Of course, the senpai may feel, “Wow, that’s amazing,” seeing the kohai’s rapid improvement. But perhaps the emotion that occupies most of the heart is:

Oh no!!

I’m not the only one who thinks this way, right?

Or is it just me?

There’s also this pattern.

When a brand-new beginner, despite having no prior kendo experience, suddenly delivers a wonderful men strike with perfect ki-ken-tai no icchi, we are astonished — and at the same time think, “Oh no! This person might overtake me in no time!”

I couldn’t even do that after three years…

But here is what we must consider:

Why is it that at such moments, senpai cannot wholeheartedly rejoice in the kohai’s growth, and instead feel anxious?

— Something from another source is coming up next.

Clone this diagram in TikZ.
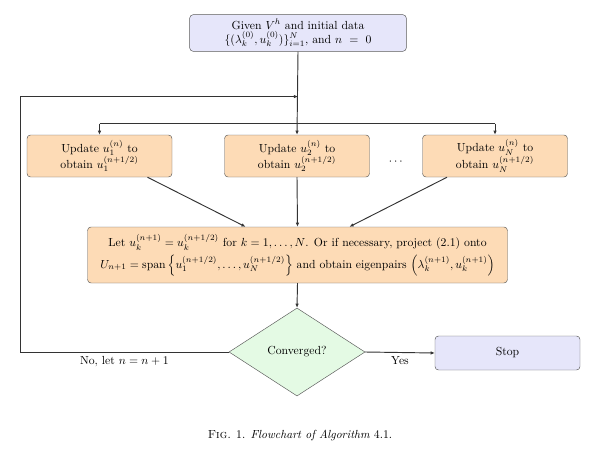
\documentclass[tikz,border=0pt]{standalone}
\usepackage{amsmath, amssymb}
\usetikzlibrary{shapes.geometric, arrows.meta, positioning, calc}

\definecolor{boxgray}{RGB}{90, 90, 90}
\definecolor{startblue}{RGB}{230, 230, 250}
\definecolor{updpeach}{RGB}{253, 219, 182}
\definecolor{decgreen}{RGB}{228, 250, 228}

\tikzset{
  basebox/.style={draw=boxgray, rounded corners=3pt, align=center, inner sep=2pt},
  initbox/.style={basebox, fill=startblue, minimum width=6.5cm, minimum height=1.1cm},
  updbox/.style={basebox, fill=updpeach, minimum width=4.35cm, minimum height=1.26cm},
  projbox/.style={basebox, fill=updpeach, minimum width=12.6cm, minimum height=1.68cm},
  decbox/.style={draw=boxgray, diamond, aspect=1.55, fill=decgreen, minimum width=4.08cm, minimum height=2.64cm, inner sep=0pt},
  stopbox/.style={basebox, fill=startblue, minimum width=4.35cm, minimum height=1.02cm},
  arr/.style={-{Latex[length=3.5pt, width=3pt]}, thick, draw=black!80},
  line/.style={thick, draw=black!80}
}

\begin{document}
\begin{tikzpicture}
  \useasboundingbox (0,0) rectangle (17.79,13.5);

  % nodes
  \node[initbox] (init) at (8.94,12.51) {Given $V^h$ and initial data\\
    $\{(\lambda_k^{(0)},u_k^{(0)})\}_{i=1}^N$, and $n\ =\ 0$};
  \node[updbox] (upd1) at (2.985,8.82) {Update $u_1^{(n)}$ to\\obtain $u_1^{(n+1/2)}$};
  \node[updbox] (upd2) at (8.91,8.82) {Update $u_2^{(n)}$ to\\obtain $u_2^{(n+1/2)}$};
  \node[updbox] (updN) at (14.85,8.82) {Update $u_N^{(n)}$ to\\obtain $u_N^{(n+1/2)}$};
  \node (dots) at (11.9,8.64) {$\cdots$};
  \node[projbox] (proj) at (8.925,5.85) {Let $u_k^{(n+1)} = u_k^{(n+1/2)}$ for $k=1,\dots,N$. Or if necessary, project (2.1) onto\\[3pt]
    $U_{n+1} = \operatorname{span}\left\{u_1^{(n+1/2)},\dots,u_N^{(n+1/2)}\right\}$ and obtain eigenpairs $\left(\lambda_k^{(n+1)},u_k^{(n+1)}\right)$};
  \node[decbox] (conv) at (8.91,2.94) {Converged?};
  \node[stopbox] (stop) at (15.225,2.91) {Stop};

  % connectors
  \coordinate (split) at ($(init.south)+(0,-2.16)$);
  \coordinate (back) at ($(init.south)+(0,-1.35)$);
  \coordinate (loop) at (0.6,0 |- conv.west);
  \draw[arr] (init.south) -- (upd2.north);
  \draw[line] (upd1.north |- split) -- (updN.north |- split);
  \draw[arr] (upd1.north |- split) -- (upd1.north);
  \draw[arr] (updN.north |- split) -- (updN.north);
  \draw[arr] ([xshift=1.44cm]upd1.south) -- ([xshift=-1.56cm]proj.north);
  \draw[arr] (upd2.south) -- (proj.north);
  \draw[arr] ([xshift=-1.44cm]updN.south) -- ([xshift=1.56cm]proj.north);
  \draw[arr] (proj.south) -- (conv.north);
  \draw[arr] (conv.east) -- node[below, pos=0.5] {Yes} (stop.west);
  \draw[arr] (conv.west) -- node[below] {No, let $n=n+1$} (loop) |- (back);

  % caption
  \node (cap) at (9.0,0.42) {\textsc{Fig.} 1. \emph{Flowchart of Algorithm} 4.1.};
\end{tikzpicture}
\end{document}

Let’s hear an opinion from Chūdan-kun as a reference.

Well, of course.
If I have a higher rank,
and I lose to someone with a lower rank,
that’s super uncool.

I see. That makes sense.

Then, Chūdan-kun, what if I — meaning your opponent — were a smaller female cat, but had a higher dan rank than you? If you lost to me, would it not feel so uncool?

What do you think?

Well…
Honestly,
I’d be frustrated if I lost to a smaller cat,
but I’d probably tell myself, as my excuse…
‘Well, Haru-senpai has a higher rank than me, so it can’t be helped.’

Oh… I see.

So for Chūdan-kun, dan rank is a very important indicator of relative position between himself and other kenshis.

That’s why, if he has a higher rank but loses to or gets overtaken by a kohai, he feels anxious and thinks, “Oh no…”

But here’s the interesting part: even if a senpai doesn’t want to feel that “Oh no” emotion, they cannot stop the kohai from improving. They can give advice and support to help the kohai grow — but they cannot prevent that growth.

So then, how can the senpai get rid of that anxious feeling? No one wants to practice while carrying such unease.

True…
Even if I want to focus on practice,
I end up worrying about my kohai
and can’t practice well.

This kind of thing happens in real life too.
Comparing myself to others,
and becoming overly concerned about them.

In my opinion, there is only one way to overcome this “Oh no” feeling! This is purely based on “Haru’s research,” of course.

And that is:

Do not lose sight of myself, and focus my heart on my own improvement.

If I have a vision of the kendo I aspire to, then no matter what happens along the way, I must not let my heart be shaken, but steadily walk the path I have chosen.

What meaning is there in constantly comparing myself to others and wondering whether I am inferior or not? This applies both in daily life and in kendo.

If each of us has our own kendo we aim for, it is important to compare our present self with our past self. But taking one fragment of someone else’s kendo — someone who aims for something different — and comparing it to ourselves, becoming impatient or anxious, has little meaning.

Rather than letting our hearts be captured by such feelings, I would like to be a senpai who can sincerely celebrate a kohai’s growth.

There may be times when I lose to a kohai in match practice. But in those moments, I try to think that there must have been something I lacked. Then I simply identify what that is and continue practicing to improve it.

…Though I write all this as if I am so composed, the truth is, losing to a kohai in a match is not emotionally easy for me. Still, in order not to lose sight of myself, I must discipline myself and move forward while controlling my emotions.

Yes… it’s self-mastery 克己 once again.

And it makes me reflect again on what “rank” (dan grade) is really for.

Anyway…when I think that the existence of kohai strengthens my spirit of self-discipline, I feel grateful for them.

And so, I’ll be off to practice again tomorrow.